Required work:
Beginning with the first line, set down every line through the one containing "var blackY = [0.404, 0.0365, 0.0272, 0.0158, 0.0143, 0];", exactly as it appears, but not the pictures.

:::::

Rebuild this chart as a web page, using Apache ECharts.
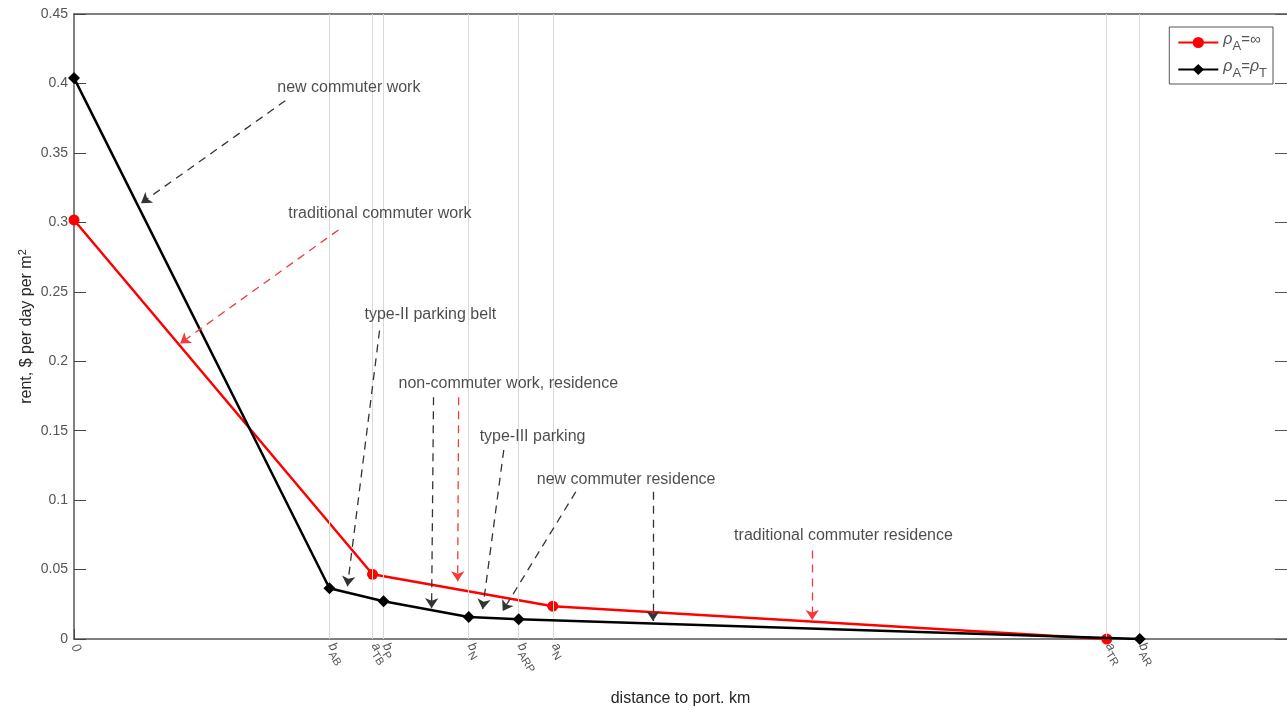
<!DOCTYPE html>
<html>
<head>
<meta charset="utf-8">
<script src="https://cdn.jsdelivr.net/npm/echarts@6/dist/echarts.min.js"></script>
<style>
    html, body {margin: 0; padding: 0; background: #fff;}
    #rentChart {width: 1287px; height: 712px;}
</style>
</head>
<body>
<div id="rentChart"></div>
<script>
// positions on the distance axis (arbitrary km scale 0..100)
var tickPos = [0, 21.06, 24.61, 25.52, 32.54, 36.66, 39.47, 85.14, 87.86];
var tickNames = ['{i|0}', '{i|b}{s|AB}', '{i|a}{s|TB}', '{i|b}{s|P}', '{i|b}{s|N}', '{i|b}{s|ARP}', '{i|a}{s|N}', '{i|a}{s|TR}', '{i|b}{s|AR}'];

var yTicks = [0, 0.05, 0.1, 0.15, 0.2, 0.25, 0.3, 0.35, 0.4, 0.45];

// rho_A = infinity
var redX = [0, 24.61, 39.47, 85.14];
var redY = [0.3017, 0.0466, 0.0236, 0];
// rho_A = rho_T
var blackX = [0, 21.06, 25.52, 32.54, 36.66, 87.86];
var blackY = [0.404, 0.0365, 0.0272, 0.0158, 0.0143, 0];

// annotations: text anchor + arrows [x1, y1, x2, y2, colour]
var noteText = [
    [16.76, 0.397, 'new commuter work'],
    [17.67, 0.306, 'traditional commuter work'],
    [23.95, 0.2336, 'type-II parking belt'],
    [26.75, 0.1842, 'non-commuter work, residence'],
    [33.44, 0.1455, 'type-III parking'],
    [38.15, 0.1146, 'new commuter residence'],
    [54.42, 0.0745, 'traditional commuter residence']
];
var noteArrows = [
    [17.42, 0.3876, 5.53, 0.3138, 'k'],
    [21.80, 0.2945, 8.75, 0.2128, 'r'],
    [25.19, 0.2221, 22.54, 0.0380, 'k'],
    [29.64, 0.1741, 29.48, 0.0222, 'k'],
    [31.71, 0.1741, 31.63, 0.0416, 'r'],
    [35.43, 0.1361, 33.69, 0.0215, 'k'],
    [41.37, 0.1060, 35.34, 0.0201, 'k'],
    [47.73, 0.1060, 47.73, 0.0129, 'k'],
    [60.86, 0.0638, 60.86, 0.0136, 'r']
];

var FONT = '"Liberation Sans", Arial, Helvetica, sans-serif';
var rentChart = echarts.init(document.getElementById('rentChart'));

function zipXY(xs, ys) {
    return xs.map(function (x, i) { return [x, ys[i]]; });
}

function drawRentChart() {
    var arrowData = noteArrows.map(function (a) {
        var c = a[4] === 'r' ? '#f23a3a' : '#333333';
        return {
            coords: [[a[0], a[1]], [a[2], a[3]]],
            lineStyle: {color: c}
        };
    });
    var textData = noteText.map(function (t) { return [t[0], t[1], t[2]]; });

    var option = {
        animation: false,
        backgroundColor: '#fff',
        textStyle: {fontFamily: FONT},
        grid: {left: 74, right: 0, top: 14, bottom: 69},
        legend: {
            right: 14,
            top: 27,
            orient: 'vertical',
            itemWidth: 40,
            itemHeight: 14,
            itemGap: 6,
            padding: [5, 6, 4, 8],
            borderColor: '#555',
            borderWidth: 1,
            backgroundColor: '#fff',
            data: ['inf', 'eq'],
            formatter: function (name) {
                return name === 'inf' ? '{i|ρ}{s|A}{n|=∞}' : '{i|ρ}{s|A}{n|=}{i|ρ}{s|T}';
            },
            textStyle: {
                color: '#444',
                rich: {
                    i: {fontSize: 16, fontStyle: 'italic', verticalAlign: 'top', color: '#555'},
                    s: {fontSize: 13, padding: [8, 0, 0, 0], verticalAlign: 'bottom', color: '#555'},
                    n: {fontSize: 15, verticalAlign: 'top', color: '#555'}
                }
            }
        },
        xAxis: [{
            type: 'value',
            min: 0,
            max: 100,
            position: 'bottom',
            name: 'distance to port. km',
            nameLocation: 'middle',
            nameGap: 52,
            nameTextStyle: {fontSize: 16, color: '#262626'},
            axisLine: {onZero: false, lineStyle: {color: '#555', width: 1.5}},
            axisTick: {inside: true, length: 10, customValues: tickPos, lineStyle: {color: '#444'}},
            axisLabel: {
                customValues: tickPos,
                rotate: -58,
                margin: 6,
                color: '#555',
                formatter: function (v) {
                    var idx = tickPos.indexOf(v);
                    return idx >= 0 ? tickNames[idx] : '';
                },
                rich: {
                    i: {fontSize: 13, fontStyle: 'italic', color: '#555', verticalAlign: 'top'},
                    s: {fontSize: 11, color: '#555', padding: [6, 0, 0, 0], verticalAlign: 'bottom'}
                }
            },
            splitLine: {show: false}
        }, {
            type: 'value',
            min: 0,
            max: 100,
            position: 'top',
            axisLine: {show: true, onZero: false, lineStyle: {color: '#555', width: 1.5}},
            axisTick: {show: false},
            axisLabel: {show: false},
            splitLine: {show: false}
        }],
        yAxis: [{
            type: 'value',
            min: 0,
            max: 0.45,
            interval: 0.05,
            name: 'rent, $ per day per m{sup|2}',
            nameLocation: 'middle',
            nameGap: 37,
            nameMoveOverlap: false,
            nameTextStyle: {
                fontSize: 16,
                color: '#262626',
                rich: {sup: {fontSize: 11, color: '#262626', padding: [0, 0, 9, 0]}}
            },
            axisLine: {show: true, onZero: false, lineStyle: {color: '#555', width: 1.5}},
            axisTick: {show: true, inside: true, length: 12, lineStyle: {color: '#444'}},
            axisLabel: {
                color: '#555',
                fontSize: 14,
                margin: 6,
                formatter: function (v) {
                    return yTicks.indexOf(+v.toFixed(2)) >= 0 ? String(+v.toFixed(2)) : '';
                }
            },
            splitLine: {show: false}
        }, {
            type: 'value',
            min: 0,
            max: 0.45,
            interval: 0.05,
            position: 'right',
            axisLine: {show: false, onZero: false},
            axisTick: {show: true, inside: true, length: 12, lineStyle: {color: '#555'}},
            axisLabel: {show: false},
            splitLine: {show: false}
        }],
        series: [{
            // vertical guide lines at each tick
            type: 'line',
            data: [],
            silent: true,
            markLine: {
                silent: true,
                symbol: 'none',
                label: {show: false},
                lineStyle: {color: '#d9d9d9', type: 'solid', width: 1},
                data: tickPos.slice(1).map(function (p) { return {xAxis: p}; })
            }
        }, {
            name: 'inf',
            type: 'line',
            data: zipXY(redX, redY),
            symbol: 'circle',
            symbolSize: 11,
            lineStyle: {color: '#ff0000', width: 2.5},
            itemStyle: {color: '#ff0000'},
            z: 4
        }, {
            name: 'eq',
            type: 'line',
            data: zipXY(blackX, blackY),
            symbol: 'diamond',
            symbolSize: 12,
            lineStyle: {color: '#000', width: 2.5},
            itemStyle: {color: '#000'},
            z: 5
        }, {
            type: 'lines',
            coordinateSystem: 'cartesian2d',
            silent: true,
            symbol: ['none', 'arrow'],
            symbolSize: 10,
            lineStyle: {width: 1.3, type: [8, 6], opacity: 1},
            data: arrowData,
            z: 6
        }, {
            type: 'scatter',
            data: textData,
            symbolSize: 0,
            silent: true,
            label: {
                show: true,
                position: 'right',
                distance: 0,
                fontSize: 16,
                color: '#1e1e1e',
                formatter: function (p) { return p.value[2]; }
            },
            z: 7
        }]
    };
    rentChart.setOption(option);
}

drawRentChart();
</script>
</body>
</html>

:::::

Complete output:
Rebuild this chart as a web page, using Apache ECharts.
<!DOCTYPE html>
<html>
<head>
<meta charset="utf-8">
<script src="https://cdn.jsdelivr.net/npm/echarts@6/dist/echarts.min.js"></script>
<style>
    html, body {margin: 0; padding: 0; background: #fff;}
    #rentChart {width: 1287px; height: 712px;}
</style>
</head>
<body>
<div id="rentChart"></div>
<script>
// positions on the distance axis (arbitrary km scale 0..100)
var tickPos = [0, 21.06, 24.61, 25.52, 32.54, 36.66, 39.47, 85.14, 87.86];
var tickNames = ['{i|0}', '{i|b}{s|AB}', '{i|a}{s|TB}', '{i|b}{s|P}', '{i|b}{s|N}', '{i|b}{s|ARP}', '{i|a}{s|N}', '{i|a}{s|TR}', '{i|b}{s|AR}'];

var yTicks = [0, 0.05, 0.1, 0.15, 0.2, 0.25, 0.3, 0.35, 0.4, 0.45];

// rho_A = infinity
var redX = [0, 24.61, 39.47, 85.14];
var redY = [0.3017, 0.0466, 0.0236, 0];
// rho_A = rho_T
var blackX = [0, 21.06, 25.52, 32.54, 36.66, 87.86];
var blackY = [0.404, 0.0365, 0.0272, 0.0158, 0.0143, 0];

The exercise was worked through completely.